*WHAT TO PRODUCE*. Skip the pictures. Reproduce all other material exactly.

-- COLLECTED DATA start --

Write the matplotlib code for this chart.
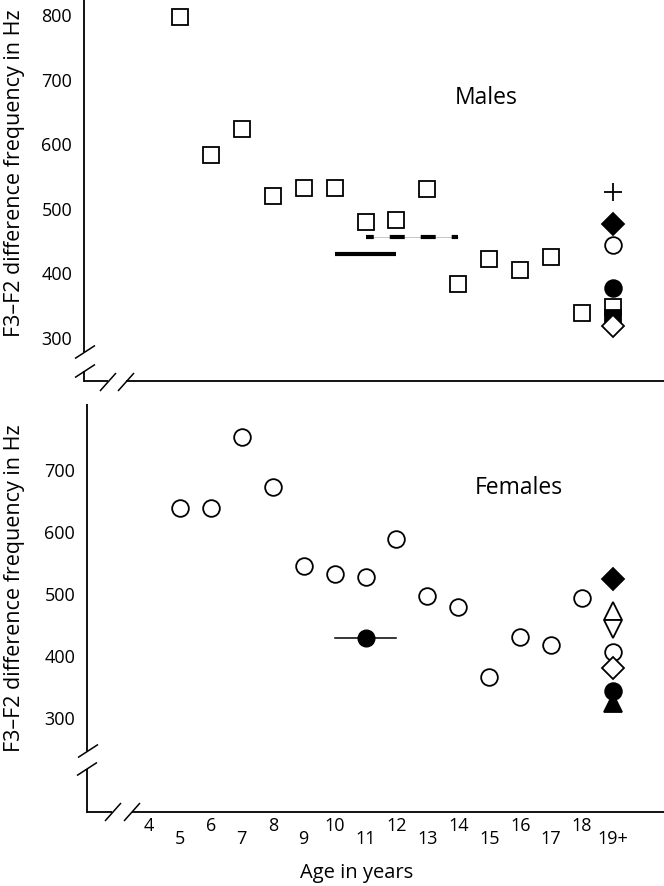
import matplotlib
matplotlib.use('Agg')
import matplotlib.pyplot as plt
from matplotlib.lines import Line2D

plt.rcParams['font.family'] = ['Open Sans', 'DejaVu Sans']
plt.rcParams['lines.scale_dashes'] = False

# ---- data ----
ages = [5, 6, 7, 8, 9, 10, 11, 12, 13, 14, 15, 16, 17, 18]
male_f3f2 = [795, 582, 622, 518, 531, 531, 478, 481, 529, 382, 421, 404, 424, 337]
female_f3f2 = [637, 637, 752, 671, 544, 531, 526, 587, 495, 477, 365, 429, 416, 492]

adult_age = 19
male_adult = [524, 475, 442, 376, 347, 329, 317]
female_adult = [523, 471, 442, 405, 379, 342, 323]

# group means shown as lines / bar
male_solid_level = 428
male_solid_span = [10, 12]
male_dashed_level = 455
male_dashed_span = [11, 14]
female_mean_level = 427
female_mean_age = 11
female_mean_span = [10, 12]

even_ages = [4, 6, 8, 10, 12, 14, 16, 18]
odd_ages = [5, 7, 9, 11, 13, 15, 17, 19]
odd_labels = ['5', '7', '9', '11', '13', '15', '17', '19+']
male_yticks = [300, 400, 500, 600, 700, 800]
female_yticks = [300, 400, 500, 600, 700]

# marker styles for the adult (19+) column, top to bottom
male_adult_style = [('+', 'k'), ('D', 'k'), ('o', 'w'), ('o', 'k'),
                    ('s', 'w'), ('s', 'k'), ('D', 'w')]
female_adult_style = [('D', 'k'), ('^', 'w'), ('v', 'w'), ('o', 'w'),
                      ('D', 'w'), ('o', 'k'), ('^', 'k')]
marker_size = {'+': 13, 'D': 11, 'o': 12, 's': 11, '^': 13, 'v': 13}

# ---- layout in pixels ----
W, H = 664, 887
AGE4_PX = 149.0
PX_PER_YEAR = 30.93
TICK_FS = 13


def fx(px):
    return px / W


def fy(py):
    return 1 - py / H


def pline(xs, ys, **kw):
    kw.setdefault('color', 'k')
    kw.setdefault('lw', 1.3)
    fig.add_artist(Line2D([fx(x) for x in xs], [fy(y) for y in ys],
                          transform=fig.transFigure, solid_capstyle='butt', **kw))


def slash(cx, cy, dx, dy):
    pline([cx - dx, cx + dx], [cy + dy, cy - dy], lw=1.1)


def make_axes(left_px, top_px, bottom_px, ref_val, ref_py, px_per_100):
    ax = fig.add_axes([fx(left_px), fy(bottom_px), (W - left_px) / W, (bottom_px - top_px) / H])
    ax.set_xlim(4 + (left_px - AGE4_PX) / PX_PER_YEAR, 4 + (W - AGE4_PX) / PX_PER_YEAR)
    ax.set_ylim(ref_val - (bottom_px - ref_py) / px_per_100 * 100,
                ref_val + (ref_py - top_px) / px_per_100 * 100)
    for s in ax.spines.values():
        s.set_visible(False)
    ax.patch.set_alpha(0)
    ax.tick_params(axis='y', length=0, pad=8.5, labelsize=TICK_FS)
    return ax


fig = plt.figure(figsize=(W / 100, H / 100), dpi=100)

# ---------------- Males ----------------
axm = make_axes(84, 0, 382, 800, 15, 64.6)
axm.set_yticks(male_yticks)
axm.set_xticks([])
axm.plot(ages, male_f3f2, 's', ms=11, mfc='white', mec='k', mew=1.3, ls='none', clip_on=False)
axm.plot(male_solid_span, [male_solid_level] * 2, color='k', lw=3, solid_capstyle='butt')
axm.plot(male_dashed_span, [male_dashed_level] * 2, color='#bbbbbb', lw=0.6)
axm.plot(male_dashed_span, [male_dashed_level] * 2, color='k', lw=3,
         linestyle=(5.2, (10.8, 11.5)), dash_capstyle='butt')
for v, (m, fc) in zip(male_adult, male_adult_style):
    axm.plot([adult_age], [v], marker=m, ms=marker_size[m], mfc=fc, mec='k',
             mew=1.3, ls='none', clip_on=False)
axm.text((486 - 84) / (W - 84), 1 - 98 / 382, 'Males', transform=axm.transAxes,
         fontsize=16.5, ha='center', va='center')

# axis lines with breaks
pline([84, 84], [0, 353])
slash(85, 353, 10, 6.5)
slash(85, 372, 10, 6.5)
pline([84, 84], [372, 382.5])
pline([83.5, 108], [382, 382])
slash(108, 383, 8, 9)
slash(126, 383, 8, 9)
pline([126, W], [382, 382])

# ---------------- Females ----------------
axf = make_axes(87, 405, 813, 700, 470, 62)
axf.set_yticks(female_yticks)
axf.plot(ages, female_f3f2, 'o', ms=12, mfc='white', mec='k', mew=1.3, ls='none', clip_on=False)
axf.plot(female_mean_span, [female_mean_level] * 2, color='k', lw=1.1)
axf.plot([female_mean_age], [female_mean_level], 'o', ms=12, color='k')
for v, (m, fc) in zip(female_adult, female_adult_style):
    axf.plot([adult_age], [v], marker=m, ms=marker_size[m], mfc=fc, mec='k',
             mew=1.3, ls='none', clip_on=False)
axf.text((519 - 87) / (W - 87), (813 - 488) / (813 - 405), 'Females',
         transform=axf.transAxes, fontsize=16.5, ha='center', va='center')

axf.set_xticks(even_ages, [str(a) for a in even_ages])
axf.set_xticks(odd_ages, odd_labels, minor=True)
axf.tick_params(axis='x', which='major', length=0, pad=3, labelsize=TICK_FS)
axf.tick_params(axis='x', which='minor', length=0, pad=12.5, labelsize=TICK_FS)

pline([87, 87], [405, 752])
slash(88, 752, 10, 6.5)
slash(87, 770, 10, 6.5)
pline([87, 87], [770, 813.5])
pline([86.5, 112], [813, 813])
slash(113, 813, 8, 9)
slash(132, 813, 8, 9)
pline([132, W], [813, 813])

# ---------------- labels ----------------
fig.text(fx(15), fy(173), 'F3\u2013F2 difference frequency in Hz', rotation=90,
         ha='center', va='center', fontsize=15.5)
fig.text(fx(15), fy(588), 'F3\u2013F2 difference frequency in Hz', rotation=90,
         ha='center', va='center', fontsize=15.5)
fig.text(fx(357), fy(873), 'Age in years', ha='center', va='center', fontsize=14.5)

fig.savefig('out.png', dpi=100)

-- COLLECTED DATA end --

*THE RESULT*.
Write the matplotlib code for this chart.
import matplotlib
matplotlib.use('Agg')
import matplotlib.pyplot as plt
from matplotlib.lines import Line2D

plt.rcParams['font.family'] = ['Open Sans', 'DejaVu Sans']
plt.rcParams['lines.scale_dashes'] = False

# ---- data ----
ages = [5, 6, 7, 8, 9, 10, 11, 12, 13, 14, 15, 16, 17, 18]
male_f3f2 = [795, 582, 622, 518, 531, 531, 478, 481, 529, 382, 421, 404, 424, 337]
female_f3f2 = [637, 637, 752, 671, 544, 531, 526, 587, 495, 477, 365, 429, 416, 492]

adult_age = 19
male_adult = [524, 475, 442, 376, 347, 329, 317]
female_adult = [523, 471, 442, 405, 379, 342, 323]

# group means shown as lines / bar
male_solid_level = 428
male_solid_span = [10, 12]
male_dashed_level = 455
male_dashed_span = [11, 14]
female_mean_level = 427
female_mean_age = 11
female_mean_span = [10, 12]

even_ages = [4, 6, 8, 10, 12, 14, 16, 18]
odd_ages = [5, 7, 9, 11, 13, 15, 17, 19]
odd_labels = ['5', '7', '9', '11', '13', '15', '17', '19+']
male_yticks = [300, 400, 500, 600, 700, 800]
female_yticks = [300, 400, 500, 600, 700]

# marker styles for the adult (19+) column, top to bottom
male_adult_style = [('+', 'k'), ('D', 'k'), ('o', 'w'), ('o', 'k'),
                    ('s', 'w'), ('s', 'k'), ('D', 'w')]
female_adult_style = [('D', 'k'), ('^', 'w'), ('v', 'w'), ('o', 'w'),
                      ('D', 'w'), ('o', 'k'), ('^', 'k')]
marker_size = {'+': 13, 'D': 11, 'o': 12, 's': 11, '^': 13, 'v': 13}

# ---- layout in pixels ----
W, H = 664, 887
AGE4_PX = 149.0
PX_PER_YEAR = 30.93
TICK_FS = 13


def fx(px):
    return px / W


def fy(py):
    return 1 - py / H


def pline(xs, ys, **kw):
    kw.setdefault('color', 'k')
    kw.setdefault('lw', 1.3)
    fig.add_artist(Line2D([fx(x) for x in xs], [fy(y) for y in ys],
                          transform=fig.transFigure, solid_capstyle='butt', **kw))


def slash(cx, cy, dx, dy):
    pline([cx - dx, cx + dx], [cy + dy, cy - dy], lw=1.1)


def make_axes(left_px, top_px, bottom_px, ref_val, ref_py, px_per_100):
    ax = fig.add_axes([fx(left_px), fy(bottom_px), (W - left_px) / W, (bottom_px - top_px) / H])
    ax.set_xlim(4 + (left_px - AGE4_PX) / PX_PER_YEAR, 4 + (W - AGE4_PX) / PX_PER_YEAR)
    ax.set_ylim(ref_val - (bottom_px - ref_py) / px_per_100 * 100,
                ref_val + (ref_py - top_px) / px_per_100 * 100)
    for s in ax.spines.values():
        s.set_visible(False)
    ax.patch.set_alpha(0)
    ax.tick_params(axis='y', length=0, pad=8.5, labelsize=TICK_FS)
    return ax


fig = plt.figure(figsize=(W / 100, H / 100), dpi=100)

# ---------------- Males ----------------
axm = make_axes(84, 0, 382, 800, 15, 64.6)
axm.set_yticks(male_yticks)
axm.set_xticks([])
axm.plot(ages, male_f3f2, 's', ms=11, mfc='white', mec='k', mew=1.3, ls='none', clip_on=False)
axm.plot(male_solid_span, [male_solid_level] * 2, color='k', lw=3, solid_capstyle='butt')
axm.plot(male_dashed_span, [male_dashed_level] * 2, color='#bbbbbb', lw=0.6)
axm.plot(male_dashed_span, [male_dashed_level] * 2, color='k', lw=3,
         linestyle=(5.2, (10.8, 11.5)), dash_capstyle='butt')
for v, (m, fc) in zip(male_adult, male_adult_style):
    axm.plot([adult_age], [v], marker=m, ms=marker_size[m], mfc=fc, mec='k',
             mew=1.3, ls='none', clip_on=False)
axm.text((486 - 84) / (W - 84), 1 - 98 / 382, 'Males', transform=axm.transAxes,
         fontsize=16.5, ha='center', va='center')

# axis lines with breaks
pline([84, 84], [0, 353])
slash(85, 353, 10, 6.5)
slash(85, 372, 10, 6.5)
pline([84, 84], [372, 382.5])
pline([83.5, 108], [382, 382])
slash(108, 383, 8, 9)
slash(126, 383, 8, 9)
pline([126, W], [382, 382])

# ---------------- Females ----------------
axf = make_axes(87, 405, 813, 700, 470, 62)
axf.set_yticks(female_yticks)
axf.plot(ages, female_f3f2, 'o', ms=12, mfc='white', mec='k', mew=1.3, ls='none', clip_on=False)
axf.plot(female_mean_span, [female_mean_level] * 2, color='k', lw=1.1)
axf.plot([female_mean_age], [female_mean_level], 'o', ms=12, color='k')
for v, (m, fc) in zip(female_adult, female_adult_style):
    axf.plot([adult_age], [v], marker=m, ms=marker_size[m], mfc=fc, mec='k',
             mew=1.3, ls='none', clip_on=False)
axf.text((519 - 87) / (W - 87), (813 - 488) / (813 - 405), 'Females',
         transform=axf.transAxes, fontsize=16.5, ha='center', va='center')

axf.set_xticks(even_ages, [str(a) for a in even_ages])
axf.set_xticks(odd_ages, odd_labels, minor=True)
axf.tick_params(axis='x', which='major', length=0, pad=3, labelsize=TICK_FS)
axf.tick_params(axis='x', which='minor', length=0, pad=12.5, labelsize=TICK_FS)

pline([87, 87], [405, 752])
slash(88, 752, 10, 6.5)
slash(87, 770, 10, 6.5)
pline([87, 87], [770, 813.5])
pline([86.5, 112], [813, 813])
slash(113, 813, 8, 9)
slash(132, 813, 8, 9)
pline([132, W], [813, 813])

# ---------------- labels ----------------
fig.text(fx(15), fy(173), 'F3\u2013F2 difference frequency in Hz', rotation=90,
         ha='center', va='center', fontsize=15.5)
fig.text(fx(15), fy(588), 'F3\u2013F2 difference frequency in Hz', rotation=90,
         ha='center', va='center', fontsize=15.5)
fig.text(fx(357), fy(873), 'Age in years', ha='center', va='center', fontsize=14.5)

fig.savefig('out.png', dpi=100)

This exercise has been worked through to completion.